§ Task objective
Exclude the pictures and reproduce the remaining data exactly as written.

§ Dataset extract
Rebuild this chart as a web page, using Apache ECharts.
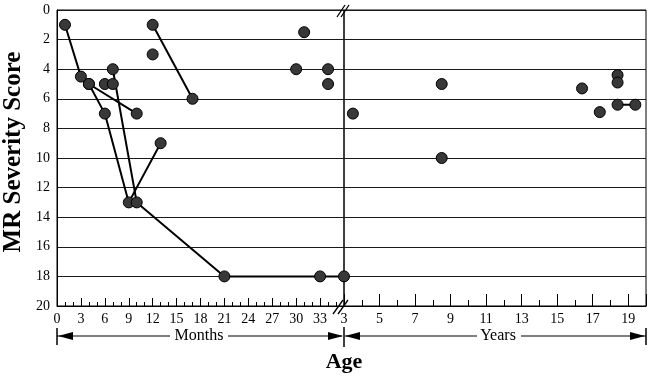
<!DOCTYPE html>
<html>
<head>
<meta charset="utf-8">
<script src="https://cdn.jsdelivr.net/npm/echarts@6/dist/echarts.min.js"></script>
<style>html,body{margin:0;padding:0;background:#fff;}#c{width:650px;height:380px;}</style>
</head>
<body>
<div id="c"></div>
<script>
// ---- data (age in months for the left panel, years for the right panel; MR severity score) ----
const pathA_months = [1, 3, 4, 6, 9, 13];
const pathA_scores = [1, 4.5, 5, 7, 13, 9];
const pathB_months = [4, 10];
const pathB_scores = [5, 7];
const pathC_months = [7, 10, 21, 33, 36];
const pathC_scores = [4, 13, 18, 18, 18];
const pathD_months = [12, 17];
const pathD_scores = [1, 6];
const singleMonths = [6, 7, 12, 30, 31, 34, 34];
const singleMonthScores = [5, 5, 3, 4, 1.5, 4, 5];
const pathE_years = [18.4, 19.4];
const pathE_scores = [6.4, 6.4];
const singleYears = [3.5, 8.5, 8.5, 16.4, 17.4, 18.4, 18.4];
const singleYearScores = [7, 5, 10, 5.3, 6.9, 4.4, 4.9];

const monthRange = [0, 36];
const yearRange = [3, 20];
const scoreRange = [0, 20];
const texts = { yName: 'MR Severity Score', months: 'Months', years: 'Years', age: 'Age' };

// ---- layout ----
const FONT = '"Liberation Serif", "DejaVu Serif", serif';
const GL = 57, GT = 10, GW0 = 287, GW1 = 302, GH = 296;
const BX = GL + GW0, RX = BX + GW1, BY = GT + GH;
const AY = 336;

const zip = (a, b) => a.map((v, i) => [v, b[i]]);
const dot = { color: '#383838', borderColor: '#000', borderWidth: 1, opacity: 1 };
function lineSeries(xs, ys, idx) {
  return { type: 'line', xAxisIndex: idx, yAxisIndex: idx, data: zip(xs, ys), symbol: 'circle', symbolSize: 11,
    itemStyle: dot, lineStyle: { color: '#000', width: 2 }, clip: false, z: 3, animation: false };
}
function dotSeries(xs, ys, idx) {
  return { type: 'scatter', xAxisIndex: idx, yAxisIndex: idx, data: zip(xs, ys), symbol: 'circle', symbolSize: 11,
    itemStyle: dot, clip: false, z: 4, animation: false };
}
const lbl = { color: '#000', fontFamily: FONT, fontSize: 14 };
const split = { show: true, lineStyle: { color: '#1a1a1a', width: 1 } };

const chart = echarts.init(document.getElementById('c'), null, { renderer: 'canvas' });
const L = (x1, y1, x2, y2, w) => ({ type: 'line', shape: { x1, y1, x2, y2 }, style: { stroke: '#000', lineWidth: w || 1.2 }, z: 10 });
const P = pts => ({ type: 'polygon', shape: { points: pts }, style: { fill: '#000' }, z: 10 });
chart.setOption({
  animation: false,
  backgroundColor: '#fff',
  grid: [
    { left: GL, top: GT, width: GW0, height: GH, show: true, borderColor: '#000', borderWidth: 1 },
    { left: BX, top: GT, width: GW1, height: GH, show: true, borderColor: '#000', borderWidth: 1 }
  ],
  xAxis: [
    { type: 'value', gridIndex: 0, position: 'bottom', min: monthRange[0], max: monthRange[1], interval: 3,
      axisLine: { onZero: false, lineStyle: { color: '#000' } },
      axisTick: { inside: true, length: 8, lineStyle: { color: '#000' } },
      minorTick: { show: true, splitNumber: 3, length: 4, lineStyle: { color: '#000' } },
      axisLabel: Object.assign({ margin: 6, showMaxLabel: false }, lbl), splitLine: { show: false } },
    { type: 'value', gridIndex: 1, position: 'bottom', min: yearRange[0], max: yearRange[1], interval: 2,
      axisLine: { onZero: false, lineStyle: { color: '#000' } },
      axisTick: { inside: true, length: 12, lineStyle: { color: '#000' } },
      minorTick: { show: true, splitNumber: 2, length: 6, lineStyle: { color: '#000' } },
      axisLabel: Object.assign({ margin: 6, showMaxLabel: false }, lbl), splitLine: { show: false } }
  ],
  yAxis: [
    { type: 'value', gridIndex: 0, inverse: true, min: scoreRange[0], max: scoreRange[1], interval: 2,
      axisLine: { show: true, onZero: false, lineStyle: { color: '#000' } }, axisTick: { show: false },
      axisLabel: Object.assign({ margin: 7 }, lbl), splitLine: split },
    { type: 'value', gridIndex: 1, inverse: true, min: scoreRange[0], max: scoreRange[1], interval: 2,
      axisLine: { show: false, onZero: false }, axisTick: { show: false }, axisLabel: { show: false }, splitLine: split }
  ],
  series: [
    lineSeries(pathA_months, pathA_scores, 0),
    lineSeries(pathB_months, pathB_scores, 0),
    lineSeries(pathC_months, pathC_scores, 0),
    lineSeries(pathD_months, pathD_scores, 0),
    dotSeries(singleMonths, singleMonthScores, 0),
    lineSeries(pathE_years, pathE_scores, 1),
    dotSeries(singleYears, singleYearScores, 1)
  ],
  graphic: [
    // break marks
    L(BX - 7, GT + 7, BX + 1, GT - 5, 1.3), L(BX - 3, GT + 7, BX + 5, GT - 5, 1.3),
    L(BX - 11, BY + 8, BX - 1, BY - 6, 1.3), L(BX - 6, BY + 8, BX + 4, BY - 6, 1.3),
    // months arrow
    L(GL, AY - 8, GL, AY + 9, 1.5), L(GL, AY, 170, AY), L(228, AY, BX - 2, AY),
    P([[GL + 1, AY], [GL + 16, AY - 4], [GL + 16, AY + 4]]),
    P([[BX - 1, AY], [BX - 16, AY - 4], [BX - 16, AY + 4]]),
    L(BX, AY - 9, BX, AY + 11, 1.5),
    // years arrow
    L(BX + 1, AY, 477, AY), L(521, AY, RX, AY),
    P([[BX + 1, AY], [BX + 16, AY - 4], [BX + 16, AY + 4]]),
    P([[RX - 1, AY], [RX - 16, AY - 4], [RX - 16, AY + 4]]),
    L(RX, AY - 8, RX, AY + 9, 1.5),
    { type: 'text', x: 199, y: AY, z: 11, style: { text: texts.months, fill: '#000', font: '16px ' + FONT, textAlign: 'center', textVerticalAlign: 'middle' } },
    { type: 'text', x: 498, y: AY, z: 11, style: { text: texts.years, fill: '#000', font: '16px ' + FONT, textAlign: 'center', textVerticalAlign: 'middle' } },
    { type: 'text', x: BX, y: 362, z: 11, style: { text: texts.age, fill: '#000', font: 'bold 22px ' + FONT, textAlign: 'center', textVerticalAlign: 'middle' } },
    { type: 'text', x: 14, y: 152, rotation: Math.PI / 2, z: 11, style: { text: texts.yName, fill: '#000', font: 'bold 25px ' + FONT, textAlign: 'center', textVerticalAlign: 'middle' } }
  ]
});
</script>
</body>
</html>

§ Solution to the problem
Rebuild this chart as a web page, using Apache ECharts.
<!DOCTYPE html>
<html>
<head>
<meta charset="utf-8">
<script src="https://cdn.jsdelivr.net/npm/echarts@6/dist/echarts.min.js"></script>
<style>html,body{margin:0;padding:0;background:#fff;}#c{width:650px;height:380px;}</style>
</head>
<body>
<div id="c"></div>
<script>
// ---- data (age in months for the left panel, years for the right panel; MR severity score) ----
const pathA_months = [1, 3, 4, 6, 9, 13];
const pathA_scores = [1, 4.5, 5, 7, 13, 9];
const pathB_months = [4, 10];
const pathB_scores = [5, 7];
const pathC_months = [7, 10, 21, 33, 36];
const pathC_scores = [4, 13, 18, 18, 18];
const pathD_months = [12, 17];
const pathD_scores = [1, 6];
const singleMonths = [6, 7, 12, 30, 31, 34, 34];
const singleMonthScores = [5, 5, 3, 4, 1.5, 4, 5];
const pathE_years = [18.4, 19.4];
const pathE_scores = [6.4, 6.4];
const singleYears = [3.5, 8.5, 8.5, 16.4, 17.4, 18.4, 18.4];
const singleYearScores = [7, 5, 10, 5.3, 6.9, 4.4, 4.9];

const monthRange = [0, 36];
const yearRange = [3, 20];
const scoreRange = [0, 20];
const texts = { yName: 'MR Severity Score', months: 'Months', years: 'Years', age: 'Age' };

// ---- layout ----
const FONT = '"Liberation Serif", "DejaVu Serif", serif';
const GL = 57, GT = 10, GW0 = 287, GW1 = 302, GH = 296;
const BX = GL + GW0, RX = BX + GW1, BY = GT + GH;
const AY = 336;

const zip = (a, b) => a.map((v, i) => [v, b[i]]);
const dot = { color: '#383838', borderColor: '#000', borderWidth: 1, opacity: 1 };
function lineSeries(xs, ys, idx) {
  return { type: 'line', xAxisIndex: idx, yAxisIndex: idx, data: zip(xs, ys), symbol: 'circle', symbolSize: 11,
    itemStyle: dot, lineStyle: { color: '#000', width: 2 }, clip: false, z: 3, animation: false };
}
function dotSeries(xs, ys, idx) {
  return { type: 'scatter', xAxisIndex: idx, yAxisIndex: idx, data: zip(xs, ys), symbol: 'circle', symbolSize: 11,
    itemStyle: dot, clip: false, z: 4, animation: false };
}
const lbl = { color: '#000', fontFamily: FONT, fontSize: 14 };
const split = { show: true, lineStyle: { color: '#1a1a1a', width: 1 } };

const chart = echarts.init(document.getElementById('c'), null, { renderer: 'canvas' });
const L = (x1, y1, x2, y2, w) => ({ type: 'line', shape: { x1, y1, x2, y2 }, style: { stroke: '#000', lineWidth: w || 1.2 }, z: 10 });
const P = pts => ({ type: 'polygon', shape: { points: pts }, style: { fill: '#000' }, z: 10 });
chart.setOption({
  animation: false,
  backgroundColor: '#fff',
  grid: [
    { left: GL, top: GT, width: GW0, height: GH, show: true, borderColor: '#000', borderWidth: 1 },
    { left: BX, top: GT, width: GW1, height: GH, show: true, borderColor: '#000', borderWidth: 1 }
  ],
  xAxis: [
    { type: 'value', gridIndex: 0, position: 'bottom', min: monthRange[0], max: monthRange[1], interval: 3,
      axisLine: { onZero: false, lineStyle: { color: '#000' } },
      axisTick: { inside: true, length: 8, lineStyle: { color: '#000' } },
      minorTick: { show: true, splitNumber: 3, length: 4, lineStyle: { color: '#000' } },
      axisLabel: Object.assign({ margin: 6, showMaxLabel: false }, lbl), splitLine: { show: false } },
    { type: 'value', gridIndex: 1, position: 'bottom', min: yearRange[0], max: yearRange[1], interval: 2,
      axisLine: { onZero: false, lineStyle: { color: '#000' } },
      axisTick: { inside: true, length: 12, lineStyle: { color: '#000' } },
      minorTick: { show: true, splitNumber: 2, length: 6, lineStyle: { color: '#000' } },
      axisLabel: Object.assign({ margin: 6, showMaxLabel: false }, lbl), splitLine: { show: false } }
  ],
  yAxis: [
    { type: 'value', gridIndex: 0, inverse: true, min: scoreRange[0], max: scoreRange[1], interval: 2,
      axisLine: { show: true, onZero: false, lineStyle: { color: '#000' } }, axisTick: { show: false },
      axisLabel: Object.assign({ margin: 7 }, lbl), splitLine: split },
    { type: 'value', gridIndex: 1, inverse: true, min: scoreRange[0], max: scoreRange[1], interval: 2,
      axisLine: { show: false, onZero: false }, axisTick: { show: false }, axisLabel: { show: false }, splitLine: split }
  ],
  series: [
    lineSeries(pathA_months, pathA_scores, 0),
    lineSeries(pathB_months, pathB_scores, 0),
    lineSeries(pathC_months, pathC_scores, 0),
    lineSeries(pathD_months, pathD_scores, 0),
    dotSeries(singleMonths, singleMonthScores, 0),
    lineSeries(pathE_years, pathE_scores, 1),
    dotSeries(singleYears, singleYearScores, 1)
  ],
  graphic: [
    // break marks
    L(BX - 7, GT + 7, BX + 1, GT - 5, 1.3), L(BX - 3, GT + 7, BX + 5, GT - 5, 1.3),
    L(BX - 11, BY + 8, BX - 1, BY - 6, 1.3), L(BX - 6, BY + 8, BX + 4, BY - 6, 1.3),
    // months arrow
    L(GL, AY - 8, GL, AY + 9, 1.5), L(GL, AY, 170, AY), L(228, AY, BX - 2, AY),
    P([[GL + 1, AY], [GL + 16, AY - 4], [GL + 16, AY + 4]]),
    P([[BX - 1, AY], [BX - 16, AY - 4], [BX - 16, AY + 4]]),
    L(BX, AY - 9, BX, AY + 11, 1.5),
    // years arrow
    L(BX + 1, AY, 477, AY), L(521, AY, RX, AY),
    P([[BX + 1, AY], [BX + 16, AY - 4], [BX + 16, AY + 4]]),
    P([[RX - 1, AY], [RX - 16, AY - 4], [RX - 16, AY + 4]]),
    L(RX, AY - 8, RX, AY + 9, 1.5),
    { type: 'text', x: 199, y: AY, z: 11, style: { text: texts.months, fill: '#000', font: '16px ' + FONT, textAlign: 'center', textVerticalAlign: 'middle' } },
    { type: 'text', x: 498, y: AY, z: 11, style: { text: texts.years, fill: '#000', font: '16px ' + FONT, textAlign: 'center', textVerticalAlign: 'middle' } },
    { type: 'text', x: BX, y: 362, z: 11, style: { text: texts.age, fill: '#000', font: 'bold 22px ' + FONT, textAlign: 'center', textVerticalAlign: 'middle' } },
    { type: 'text', x: 14, y: 152, rotation: Math.PI / 2, z: 11, style: { text: texts.yName, fill: '#000', font: 'bold 25px ' + FONT, textAlign: 'center', textVerticalAlign: 'middle' } }
  ]
});
</script>
</body>
</html>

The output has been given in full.